### To be done
Copy the data that follows, character for character, minus the pictures.

— start of Data block —

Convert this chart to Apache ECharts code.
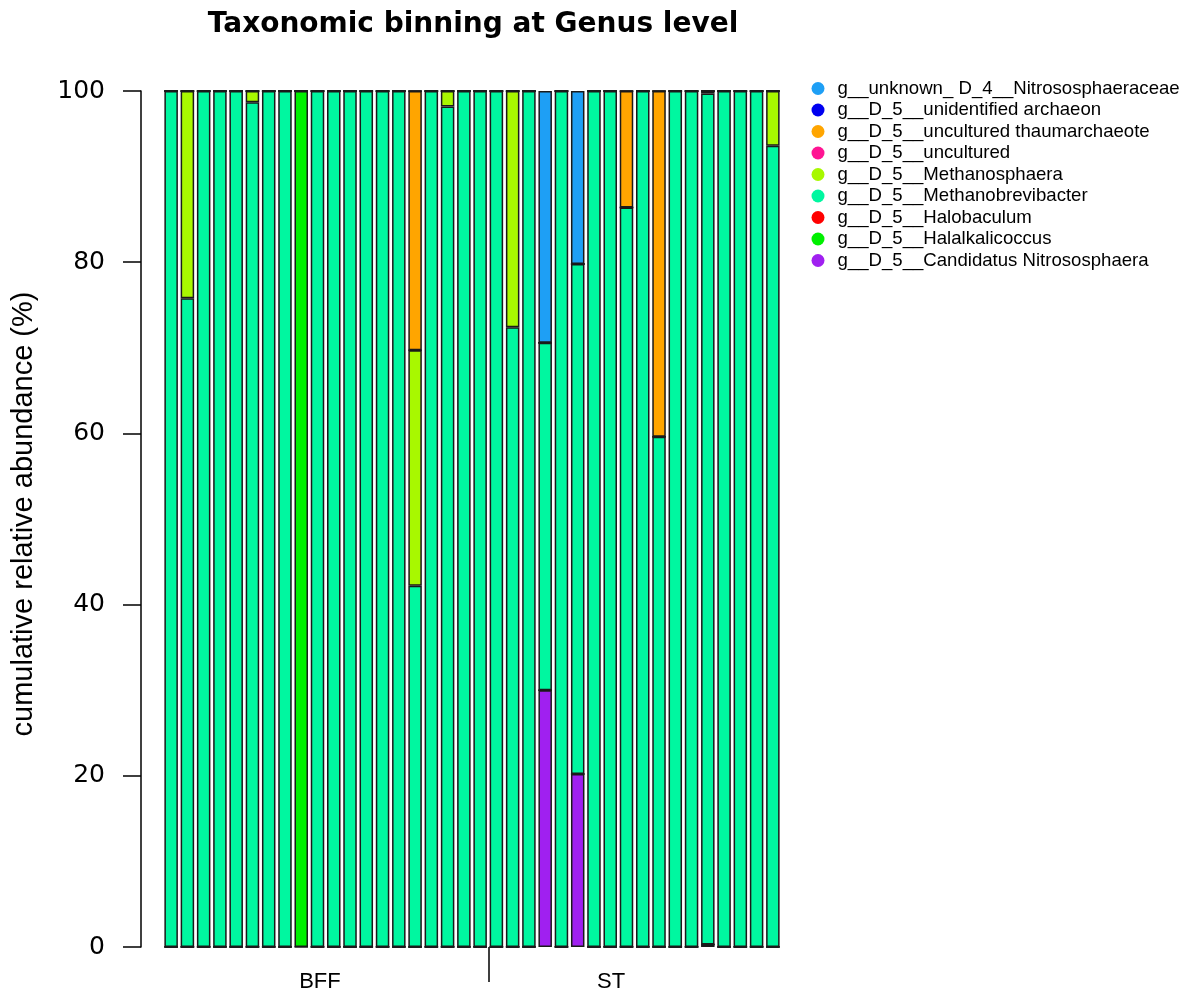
<!DOCTYPE html>
<html>
<head>
<meta charset="utf-8">
<script src="https://cdn.jsdelivr.net/npm/echarts@6/dist/echarts.min.js"></script>
<style>
  html, body { margin: 0; padding: 0; background: #fff; }
  #chart { width: 1187px; height: 995px; }
</style>
</head>
<body>
<div id="chart"></div>
<script>
// Samples: 20 from BFF, 18 from ST
const samples = [
  'BFF_1','BFF_2','BFF_3','BFF_4','BFF_5','BFF_6','BFF_7','BFF_8','BFF_9','BFF_10',
  'BFF_11','BFF_12','BFF_13','BFF_14','BFF_15','BFF_16','BFF_17','BFF_18','BFF_19','BFF_20',
  'ST_1','ST_2','ST_3','ST_4','ST_5','ST_6','ST_7','ST_8','ST_9','ST_10',
  'ST_11','ST_12','ST_13','ST_14','ST_15','ST_16','ST_17','ST_18'
];
// Group labels and where they sit along the sample index axis
const groupLabels = ['BFF', 'ST'];
const groupLabelPos = [9.15, 27.05];
const groupDivider = [19.5];
const yTicks = [0, 20, 40, 60, 80, 100];

// Relative abundance (%) per genus, one value per sample (stacked bottom to top)
const candidatusNitrososphaera = [
  0,0,0,0,0,0,0,0,0,0, 0,0,0,0,0,0,0,0,0,0,
  0,0,0,30.0,0,20.2,0,0,0,0, 0,0,0,0.3,0,0,0,0
];
const halalkalicoccus = [
  0,0,0,0,0,0,0,0,100,0, 0,0,0,0,0,0,0,0,0,0,
  0,0,0,0,0,0,0,0,0,0, 0,0,0,0,0,0,0,0
];
const halobaculum = [
  0,0,0,0,0,0,0,0,0,0, 0,0,0,0,0,0,0,0,0,0,
  0,0,0,0,0,0,0,0,0,0, 0,0,0,0,0,0,0,0
];
const methanobrevibacter = [
  100,75.8,100,100,100,98.7,100,100,0,100, 100,100,100,100,100,42.2,100,98.2,100,100,
  100,72.4,100,40.6,100,59.6,100,100,86.4,100, 59.6,100,100,99.4,100,100,100,93.6
];
const methanosphaera = [
  0,24.2,0,0,0,1.3,0,0,0,0, 0,0,0,0,0,27.5,0,1.8,0,0,
  0,27.6,0,0,0,0,0,0,0,0, 0,0,0,0.3,0,0,0,6.4
];
const uncultured = [
  0,0,0,0,0,0,0,0,0,0, 0,0,0,0,0,0,0,0,0,0,
  0,0,0,0,0,0,0,0,0,0, 0,0,0,0,0,0,0,0
];
const unculturedThaumarchaeote = [
  0,0,0,0,0,0,0,0,0,0, 0,0,0,0,0,30.3,0,0,0,0,
  0,0,0,0,0,0,0,0,13.6,0, 40.4,0,0,0,0,0,0,0
];
const unidentifiedArchaeon = [
  0,0,0,0,0,0,0,0,0,0, 0,0,0,0,0,0,0,0,0,0,
  0,0,0,0,0,0,0,0,0,0, 0,0,0,0,0,0,0,0
];
const unknownNitrososphaeraceae = [
  0,0,0,0,0,0,0,0,0,0, 0,0,0,0,0,0,0,0,0,0,
  0,0,0,29.4,0,20.2,0,0,0,0, 0,0,0,0,0,0,0,0
];

// Stack order: first entry sits at the bottom of each bar
const genera = [
  { name: 'g__D_5__Candidatus Nitrososphaera', color: '#A020F0', data: candidatusNitrososphaera },
  { name: 'g__D_5__Halalkalicoccus', color: '#00F000', data: halalkalicoccus },
  { name: 'g__D_5__Halobaculum', color: '#FF0000', data: halobaculum },
  { name: 'g__D_5__Methanobrevibacter', color: '#00F7A0', data: methanobrevibacter },
  { name: 'g__D_5__Methanosphaera', color: '#A8F800', data: methanosphaera },
  { name: 'g__D_5__uncultured', color: '#FF1493', data: uncultured },
  { name: 'g__D_5__uncultured thaumarchaeote', color: '#FFA500', data: unculturedThaumarchaeote },
  { name: 'g__D_5__unidentified archaeon', color: '#0000F0', data: unidentifiedArchaeon },
  { name: 'g__unknown_ D_4__Nitrososphaeraceae', color: '#1E9FF5', data: unknownNitrososphaeraceae }
];

const FONT = '"Liberation Sans", Arial, Helvetica, sans-serif';
const WIDE = '"DejaVu Sans", "Liberation Sans", sans-serif';
const chart = echarts.init(document.getElementById('chart'), null, { renderer: 'canvas' });

chart.setOption({
  animation: false,
  backgroundColor: '#ffffff',
  title: {
    text: 'Taxonomic binning at Genus level',
    left: 468,
    top: 6,
    textAlign: 'center',
    textStyle: { fontFamily: WIDE, fontWeight: 'bold', fontSize: 28, color: '#000' }
  },
  legend: {
    orient: 'vertical',
    left: 811.5,
    top: 78.5,
    padding: 0,
    icon: 'circle',
    itemWidth: 13,
    itemHeight: 13,
    itemGap: 1.5,
    data: genera.map(g => g.name).reverse(),
    itemStyle: { borderWidth: 0 },
    textStyle: { fontFamily: FONT, fontSize: 18.6, color: '#000', lineHeight: 20, padding: [0, 0, 0, 8] },
    selectedMode: false
  },
  grid: { left: 163, right: 406, top: 91, bottom: 48, outerBoundsMode: 'none', containLabel: false },
  xAxis: [
    {
      type: 'category',
      data: samples,
      boundaryGap: true,
      axisLine: { show: false },
      axisTick: { show: false },
      axisLabel: { show: false },
      splitLine: { show: false }
    },
    {
      // Group labels and the BFF / ST divider, on the sample index scale
      type: 'value',
      position: 'bottom',
      min: -0.5,
      max: samples.length - 0.5,
      axisLine: { show: false, onZero: false },
      axisTick: {
        show: true,
        customValues: groupDivider,
        length: 35,
        lineStyle: { color: '#000', width: 1.5 }
      },
      axisLabel: {
        customValues: groupLabelPos,
        margin: 24,
        fontFamily: FONT,
        fontSize: 22,
        color: '#000',
        formatter: (v) => groupLabels[groupLabelPos.indexOf(v)] || ''
      },
      splitLine: { show: false }
    }
  ],
  yAxis: {
    type: 'value',
    min: yTicks[0],
    max: yTicks[yTicks.length - 1],
    interval: 20,
    offset: 22,
    axisLine: { show: true, onZero: false, lineStyle: { color: '#000', width: 1.5 } },
    axisTick: { show: true, length: 18, lineStyle: { color: '#000', width: 1.5 } },
    axisLabel: { margin: 36, fontFamily: WIDE, fontSize: 25, color: '#000' },
    splitLine: { show: false },
    name: 'cumulative relative abundance (%)',
    nameLocation: 'middle',
    nameGap: 103,
    nameTextStyle: { fontFamily: FONT, fontSize: 29, color: '#000', padding: [0, 0, 0, 10] }
  },
  series: genera.map(g => ({
    name: g.name,
    type: 'bar',
    stack: 'abundance',
    xAxisIndex: 0,
    barWidth: 13.5,
    data: g.data,
    itemStyle: { color: g.color, borderColor: '#1a1a1a', borderWidth: 1.5 },
    emphasis: { disabled: true }
  }))
});
</script>
</body>
</html>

— end of Data block —

### Right answer
Convert this chart to Apache ECharts code.
<!DOCTYPE html>
<html>
<head>
<meta charset="utf-8">
<script src="https://cdn.jsdelivr.net/npm/echarts@6/dist/echarts.min.js"></script>
<style>
  html, body { margin: 0; padding: 0; background: #fff; }
  #chart { width: 1187px; height: 995px; }
</style>
</head>
<body>
<div id="chart"></div>
<script>
// Samples: 20 from BFF, 18 from ST
const samples = [
  'BFF_1','BFF_2','BFF_3','BFF_4','BFF_5','BFF_6','BFF_7','BFF_8','BFF_9','BFF_10',
  'BFF_11','BFF_12','BFF_13','BFF_14','BFF_15','BFF_16','BFF_17','BFF_18','BFF_19','BFF_20',
  'ST_1','ST_2','ST_3','ST_4','ST_5','ST_6','ST_7','ST_8','ST_9','ST_10',
  'ST_11','ST_12','ST_13','ST_14','ST_15','ST_16','ST_17','ST_18'
];
// Group labels and where they sit along the sample index axis
const groupLabels = ['BFF', 'ST'];
const groupLabelPos = [9.15, 27.05];
const groupDivider = [19.5];
const yTicks = [0, 20, 40, 60, 80, 100];

// Relative abundance (%) per genus, one value per sample (stacked bottom to top)
const candidatusNitrososphaera = [
  0,0,0,0,0,0,0,0,0,0, 0,0,0,0,0,0,0,0,0,0,
  0,0,0,30.0,0,20.2,0,0,0,0, 0,0,0,0.3,0,0,0,0
];
const halalkalicoccus = [
  0,0,0,0,0,0,0,0,100,0, 0,0,0,0,0,0,0,0,0,0,
  0,0,0,0,0,0,0,0,0,0, 0,0,0,0,0,0,0,0
];
const halobaculum = [
  0,0,0,0,0,0,0,0,0,0, 0,0,0,0,0,0,0,0,0,0,
  0,0,0,0,0,0,0,0,0,0, 0,0,0,0,0,0,0,0
];
const methanobrevibacter = [
  100,75.8,100,100,100,98.7,100,100,0,100, 100,100,100,100,100,42.2,100,98.2,100,100,
  100,72.4,100,40.6,100,59.6,100,100,86.4,100, 59.6,100,100,99.4,100,100,100,93.6
];
const methanosphaera = [
  0,24.2,0,0,0,1.3,0,0,0,0, 0,0,0,0,0,27.5,0,1.8,0,0,
  0,27.6,0,0,0,0,0,0,0,0, 0,0,0,0.3,0,0,0,6.4
];
const uncultured = [
  0,0,0,0,0,0,0,0,0,0, 0,0,0,0,0,0,0,0,0,0,
  0,0,0,0,0,0,0,0,0,0, 0,0,0,0,0,0,0,0
];
const unculturedThaumarchaeote = [
  0,0,0,0,0,0,0,0,0,0, 0,0,0,0,0,30.3,0,0,0,0,
  0,0,0,0,0,0,0,0,13.6,0, 40.4,0,0,0,0,0,0,0
];
const unidentifiedArchaeon = [
  0,0,0,0,0,0,0,0,0,0, 0,0,0,0,0,0,0,0,0,0,
  0,0,0,0,0,0,0,0,0,0, 0,0,0,0,0,0,0,0
];
const unknownNitrososphaeraceae = [
  0,0,0,0,0,0,0,0,0,0, 0,0,0,0,0,0,0,0,0,0,
  0,0,0,29.4,0,20.2,0,0,0,0, 0,0,0,0,0,0,0,0
];

// Stack order: first entry sits at the bottom of each bar
const genera = [
  { name: 'g__D_5__Candidatus Nitrososphaera', color: '#A020F0', data: candidatusNitrososphaera },
  { name: 'g__D_5__Halalkalicoccus', color: '#00F000', data: halalkalicoccus },
  { name: 'g__D_5__Halobaculum', color: '#FF0000', data: halobaculum },
  { name: 'g__D_5__Methanobrevibacter', color: '#00F7A0', data: methanobrevibacter },
  { name: 'g__D_5__Methanosphaera', color: '#A8F800', data: methanosphaera },
  { name: 'g__D_5__uncultured', color: '#FF1493', data: uncultured },
  { name: 'g__D_5__uncultured thaumarchaeote', color: '#FFA500', data: unculturedThaumarchaeote },
  { name: 'g__D_5__unidentified archaeon', color: '#0000F0', data: unidentifiedArchaeon },
  { name: 'g__unknown_ D_4__Nitrososphaeraceae', color: '#1E9FF5', data: unknownNitrososphaeraceae }
];

const FONT = '"Liberation Sans", Arial, Helvetica, sans-serif';
const WIDE = '"DejaVu Sans", "Liberation Sans", sans-serif';
const chart = echarts.init(document.getElementById('chart'), null, { renderer: 'canvas' });

chart.setOption({
  animation: false,
  backgroundColor: '#ffffff',
  title: {
    text: 'Taxonomic binning at Genus level',
    left: 468,
    top: 6,
    textAlign: 'center',
    textStyle: { fontFamily: WIDE, fontWeight: 'bold', fontSize: 28, color: '#000' }
  },
  legend: {
    orient: 'vertical',
    left: 811.5,
    top: 78.5,
    padding: 0,
    icon: 'circle',
    itemWidth: 13,
    itemHeight: 13,
    itemGap: 1.5,
    data: genera.map(g => g.name).reverse(),
    itemStyle: { borderWidth: 0 },
    textStyle: { fontFamily: FONT, fontSize: 18.6, color: '#000', lineHeight: 20, padding: [0, 0, 0, 8] },
    selectedMode: false
  },
  grid: { left: 163, right: 406, top: 91, bottom: 48, outerBoundsMode: 'none', containLabel: false },
  xAxis: [
    {
      type: 'category',
      data: samples,
      boundaryGap: true,
      axisLine: { show: false },
      axisTick: { show: false },
      axisLabel: { show: false },
      splitLine: { show: false }
    },
    {
      // Group labels and the BFF / ST divider, on the sample index scale
      type: 'value',
      position: 'bottom',
      min: -0.5,
      max: samples.length - 0.5,
      axisLine: { show: false, onZero: false },
      axisTick: {
        show: true,
        customValues: groupDivider,
        length: 35,
        lineStyle: { color: '#000', width: 1.5 }
      },
      axisLabel: {
        customValues: groupLabelPos,
        margin: 24,
        fontFamily: FONT,
        fontSize: 22,
        color: '#000',
        formatter: (v) => groupLabels[groupLabelPos.indexOf(v)] || ''
      },
      splitLine: { show: false }
    }
  ],
  yAxis: {
    type: 'value',
    min: yTicks[0],
    max: yTicks[yTicks.length - 1],
    interval: 20,
    offset: 22,
    axisLine: { show: true, onZero: false, lineStyle: { color: '#000', width: 1.5 } },
    axisTick: { show: true, length: 18, lineStyle: { color: '#000', width: 1.5 } },
    axisLabel: { margin: 36, fontFamily: WIDE, fontSize: 25, color: '#000' },
    splitLine: { show: false },
    name: 'cumulative relative abundance (%)',
    nameLocation: 'middle',
    nameGap: 103,
    nameTextStyle: { fontFamily: FONT, fontSize: 29, color: '#000', padding: [0, 0, 0, 10] }
  },
  series: genera.map(g => ({
    name: g.name,
    type: 'bar',
    stack: 'abundance',
    xAxisIndex: 0,
    barWidth: 13.5,
    data: g.data,
    itemStyle: { color: g.color, borderColor: '#1a1a1a', borderWidth: 1.5 },
    emphasis: { disabled: true }
  }))
});
</script>
</body>
</html>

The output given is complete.